Around 6.5 million people in Syria are estimated to be going hungry and to be in need of food and livelihoods support, while another 2.5 million people are at risk of food scarcity and need help to boost their livelihoods and resilience.
Although some areas of Syria received more than double their yearly rainfall average in 2018-19, farmers face many difficulties, the report warned. Problems include shortages of agricultural inputs, reduced access to urban markets caused by high fuel prices, local insecurity and a lack of refrigerator trucks. Another issue is field fires including ones believed to have been started maliciously, which destroyed some 85,000 hectares of crops according to the Syrian government.
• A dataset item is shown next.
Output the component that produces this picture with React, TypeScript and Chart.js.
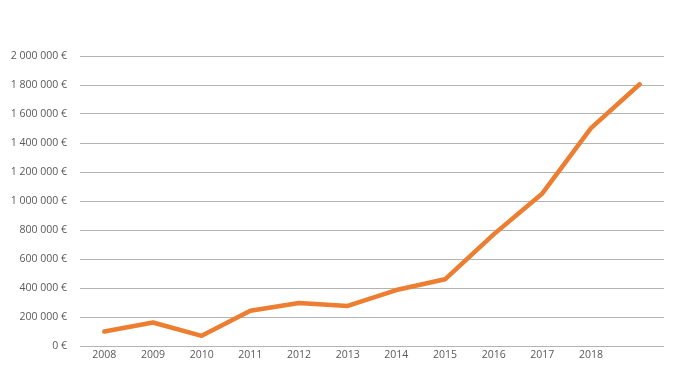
import React, { useEffect, useRef } from "react";
import { Chart, registerables } from "chart.js";

Chart.register(...registerables);

const categories = ["2008", "2009", "2010", "2011", "2012", "2013", "2014", "2015", "2016", "2017", "2018", ""];
const values = [100000, 162000, 70000, 243000, 296000, 276000, 386000, 460000, 770000, 1052000, 1503000, 1805000];
const yTicks = [0, 200000, 400000, 600000, 800000, 1000000, 1200000, 1400000, 1600000, 1800000, 2000000];

function fmt(v: number): string {
  return String(Math.round(v)).replace(/\B(?=(\d{3})+(?!\d))/g, " ") + " €";
}

export default function App() {
  const ref = useRef<HTMLCanvasElement | null>(null);
  useEffect(() => {
    document.body.style.margin = "0";
    const ctx = ref.current!;
    const chart = new Chart(ctx, {
      type: "line",
      data: {
        labels: categories,
        datasets: [
          {
            data: values,
            borderColor: "#ED7D31",
            borderWidth: 4.5,
            pointRadius: 0,
            borderCapStyle: "round",
            borderJoinStyle: "round",
            tension: 0,
            fill: false,
          },
        ],
      },
      options: {
        animation: false,
        responsive: false,
        maintainAspectRatio: false,
        layout: { padding: { left: 0, right: 13, top: 56, bottom: 0 } },
        plugins: { legend: { display: false }, tooltip: { enabled: false } },
        scales: {
          x: {
            offset: true,
            grid: { display: false, drawTicks: false },
            border: { display: false },
            ticks: {
              color: "#595959",
              font: { family: "Open Sans", size: 10.5 },
              padding: 3,
              maxRotation: 0,
              autoSkip: false,
            },
            afterFit: (s: any) => {
              s.height = 21;
            },
          },
          y: {
            min: 0,
            max: 2000000,
            afterBuildTicks: (s: any) => {
              s.ticks = yTicks.map((v) => ({ value: v }));
            },
            grid: { color: "#b3b3b3", lineWidth: 1, drawTicks: false },
            border: { display: false },
            ticks: {
              color: "#595959",
              font: { family: "Open Sans", size: 10.5 },
              padding: 13,
              callback: (v: any) => fmt(Number(v)),
            },
            afterFit: (s: any) => {
              s.width = 80;
            },
          },
        },
      },
    });
    return () => chart.destroy();
  }, []);
  return <canvas ref={ref} width={677} height={367} style={{ display: "block" }} />;
}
"Despite the good rains, farmers in rural areas are still facing many challenges including a lack of access to seeds and fertilizers, high transport costs, the presence of unexploded ordnance in some of their fields, and limited marketing opportunities," said FAO Representative in Syria, Mike Robson.
"Unless there is increased support for agricultural livelihoods, particularly those of Syria's most vulnerable families, the reliance on food assistance will remain," he said.
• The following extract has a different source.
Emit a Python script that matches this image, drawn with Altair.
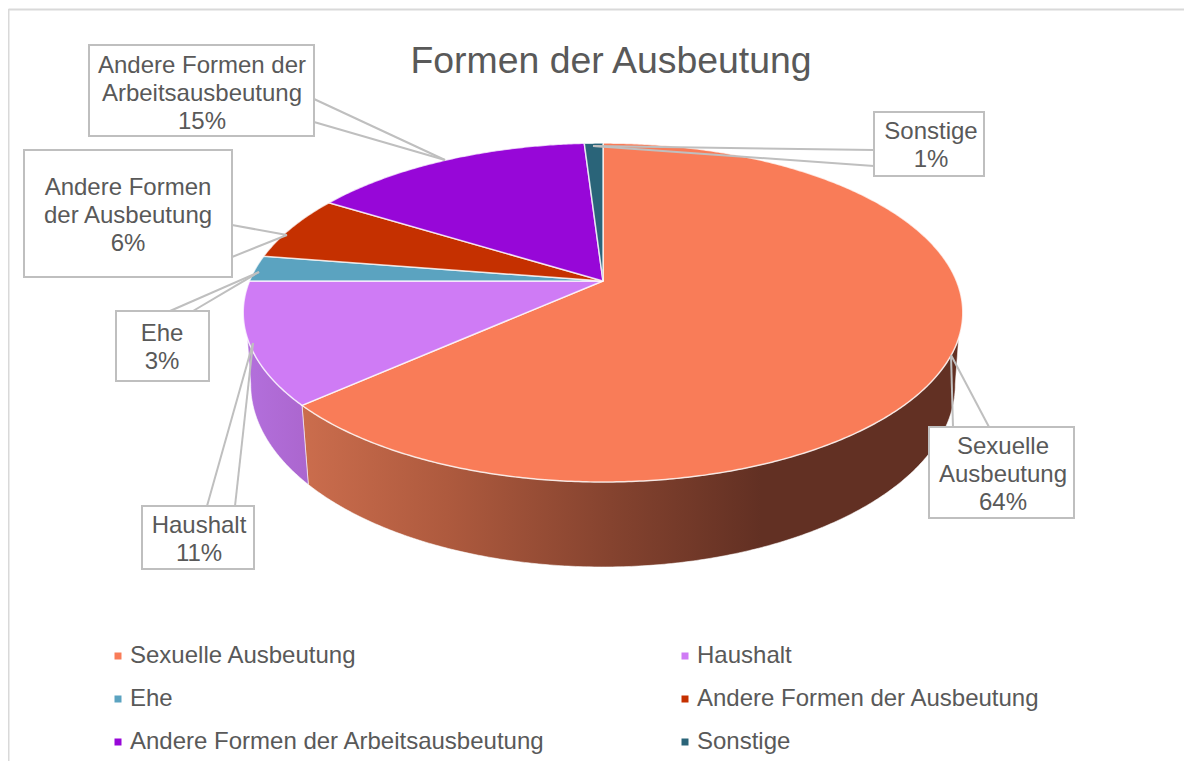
import math
import altair as alt

# ---- chart data -------------------------------------------------------
categories = ["Sexuelle Ausbeutung", "Haushalt", "Ehe",
              "Andere Formen der Ausbeutung",
              "Andere Formen der Arbeitsausbeutung", "Sonstige"]
shares = [63.4, 11.6, 2.5, 6.3, 15.2, 1.0]
percent_labels = ["64%", "11%", "3%", "6%", "15%", "1%"]  # as printed in the callouts
colors = ["#F97C58", "#CF7BF5", "#5BA3C0", "#C53000", "#9707D8", "#2A6479"]
wrapped = [["Sexuelle", "Ausbeutung"], ["Haushalt"], ["Ehe"],
           ["Andere Formen", "der Ausbeutung"],
           ["Andere Formen der", "Arbeitsausbeutung"], ["Sonstige"]]
title_text = "Formen der Ausbeutung"

# ---- layout (page pixels) ---------------------------------------------
W, H = 1176, 753
FONT, GREY = "Liberation Sans", "#595959"
CX, AY, A, B, K = 603.0, 281.0, 163.6, 353.5, -0.186   # perspective of the top disc
TOPC, TOPR, TOPH = 312.0, 359.5, 170.0                 # top ellipse
BOTC, BOTR, BOTH = 384.0, 352.0, 183.0                 # bottom rim ellipse

boxes = [(929, 1074, 427, 518), (142, 254, 506, 569), (116, 209, 311, 381),
         (24, 232, 150, 277), (89, 314, 45, 136), (874, 984, 112, 176)]
label_x = [1003, 199, 162, 128, 202, 931]
label_first_baseline = [454, 533, 341, 195, 73, 139]
line_gap = 28
wedges = [((953, 427), (989, 427), (951, 355)),
          ((207, 506), (235, 506), (253, 343)),
          ((170, 311), (193, 311), (259, 272)),
          ((232, 225), (232, 257), (287, 235)),
          ((314, 99), (314, 122), (445, 160)),
          ((874, 150), (874, 166), (593, 146))]


def top_pt(deg):
    t = math.radians(deg)
    v = -math.cos(t)
    d = 1 + K * v
    return (CX + B * math.sin(t) / d, AY + A * v / d)


def bottom_pt(p):
    nx, ny = (p[0] - CX) / TOPR, (p[1] - TOPC) / TOPH
    return (CX + BOTR * nx, BOTC + BOTH * ny)


def arc(a0, a1):
    n = max(2, int(abs(a1 - a0) * 2))
    return [top_pt(a0 + (a1 - a0) * i / n) for i in range(n + 1)]


def feat(ring, cat):
    ring = [list(p) for p in ring]
    ring.append(ring[0])
    return {"type": "Feature", "properties": {"cat": cat},
            "geometry": {"type": "Polygon", "coordinates": [ring]}}


def band(a0, a1, cat):
    pts = arc(a0, a1)
    ny = lambda p: (p[1] - TOPC) / TOPH
    top = [p for p in pts if ny(p) >= 0.15]
    bot = [bottom_pt(p) for p in pts if ny(p) >= 0.0]
    return feat(top + bot[::-1], cat)


cum = [0.0]
for s in shares:
    cum.append(cum[-1] + s * 3.6)

top_feats = [feat([(CX, AY)] + arc(cum[i], cum[i + 1]), c)
             for i, c in enumerate(categories)]

proj = dict(type="identity", scale=1, translate=[-8, -8])


def grad(stops):
    return alt.LinearGradient(gradient="linear", x1=0, x2=1, y1=0, y2=0,
                              stops=[alt.GradientStop(offset=o, color=c) for o, c in stops])


side_style = dict(stroke="#ffffff", strokeOpacity=0.55, strokeWidth=1)
side_a = alt.Chart(alt.Data(values=[band(cum[0], cum[1], categories[0])])).mark_geoshape(
    fill=grad([(0, "#CB6D4D"), (0.22, "#AE5A3E"), (0.47, "#85432F"),
               (0.70, "#623023"), (1, "#623023")]), **side_style).project(**proj)
side_b = alt.Chart(alt.Data(values=[band(cum[1], cum[2], categories[1])])).mark_geoshape(
    fill=grad([(0, "#B36FDC"), (1, "#AB66CE")]), **side_style).project(**proj)

top = alt.Chart(alt.Data(values=top_feats)).mark_geoshape(
    stroke="#ffffff", strokeOpacity=0.75, strokeWidth=1.5).encode(
    color=alt.Color("properties.cat:N",
                    scale=alt.Scale(domain=categories, range=colors),
                    sort=categories,
                    legend=alt.Legend(title=None, orient="none", direction="horizontal",
                                      legendX=98, legendY=636,
                                      columns=2, columnPadding=128, rowPadding=19,
                                      symbolType="square", symbolSize=49,
                                      symbolStrokeWidth=0, labelOffset=0,
                                      labelFont=FONT, labelFontSize=24, labelColor=GREY,
                                      labelLimit=500))
).project(**proj)

x_enc = lambda f: alt.X(f, type="quantitative", axis=None,
                        scale=alt.Scale(domain=[8, 8 + W], nice=False, zero=False))
y_enc = lambda f: alt.Y(f, type="quantitative", axis=None,
                        scale=alt.Scale(domain=[8 + H, 8], nice=False, zero=False))

frame = alt.Chart(alt.Data(values=[
    {"x": 8.5, "x2": 8 + W, "y": 9.5, "y2": 9.5},
    {"x": 8.5, "x2": 8.5, "y": 9, "y2": 8 + H}])).mark_rule(
    color="#D9D9D9", strokeWidth=2).encode(
    x=x_enc("x"), y=y_enc("y"), x2="x2:Q", y2="y2:Q")

wedge_rows = []
for p, q, tip in wedges:
    wedge_rows += [{"x": p[0], "y": p[1], "x2": tip[0], "y2": tip[1]},
                   {"x": q[0], "y": q[1], "x2": tip[0], "y2": tip[1]}]
leaders = alt.Chart(alt.Data(values=wedge_rows)).mark_rule(
    color="#BFBFBF", strokeWidth=2).encode(
    x=x_enc("x"), y=y_enc("y"), x2="x2:Q", y2="y2:Q")

box_rows = [{"x": b[0], "x2": b[1], "y": b[2], "y2": b[3]} for b in boxes]
rects = alt.Chart(alt.Data(values=box_rows)).mark_rect(
    fill="#ffffff", stroke="#BFBFBF", strokeWidth=2).encode(
    x=x_enc("x"), y=y_enc("y"), x2="x2:Q", y2="y2:Q")

text_rows = []
for i, lines in enumerate(wrapped):
    full = lines + [percent_labels[i]]
    for j, t in enumerate(full):
        text_rows.append({"x": label_x[i], "y": label_first_baseline[i] + j * line_gap, "t": t})
labels = alt.Chart(alt.Data(values=text_rows)).mark_text(
    font=FONT, fontSize=24, color=GREY, align="center", baseline="alphabetic").encode(
    x=x_enc("x"), y=y_enc("y"), text="t:N")

chart = alt.layer(frame, side_a, side_b, top, leaders, rects, labels).properties(
    width=W, height=H, padding=0, background="#ffffff",
    autosize=alt.AutoSizeParams(type="none"),
    title=alt.TitleParams(title_text, font=FONT, fontSize=37.4, fontWeight="normal",
                          color=GREY, anchor="middle", frame="group", baseline="alphabetic",
                          dx=15, dy=102, offset=0)
).configure_view(stroke=None)

chart.save("out.html", embed_options={"renderer": "svg", "actions": False})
Besides increased fuel and commodity prices, a lack of job opportunities has crimped households' purchasing power, causing more families to adopt "negative coping strategies" such as consuming less preferred and less expensive food, cutting the number of daily meals or withdrawing children from school in order to work, the report underlined.
For examples, returnees in Aleppo, Homs and Deir-ez-Zor governorates reported that in most households, adults went without eggs and dairy products so that their children could eat the micronutrient-rich foods instead.
On a more positive note, concerns that last year's poor harvest would result in seed shortages were eased by access to a small supply from the national General Organization for Seed Multiplication (GOSM), as well as purchasing on the market, borrowing seeds and using some saved seeds from last year, said the report.
Under a joint FAO-WFP project, 14,450 of the poorest farmers in Hasakeh, Raqqa, Deir-ez-Zor, Aleppo and Hama governorates were supplied with wheat seed, enabling them to cultivate, the report noted.
WFP provides food assistance to more than 4 million food-insecure people every month across all 14 governorates in Syria, including conflict-affected areas like the north-west. It is also issuing electronic food vouchers to local traders and small-scale producers seeking to boost their livelihoods as well as to pregnant and breast-feeding mothers, to give them choice and varied diets, said the agency.
So far this year, FAO has reached 31,000 farming families (186,000 people) across Syria.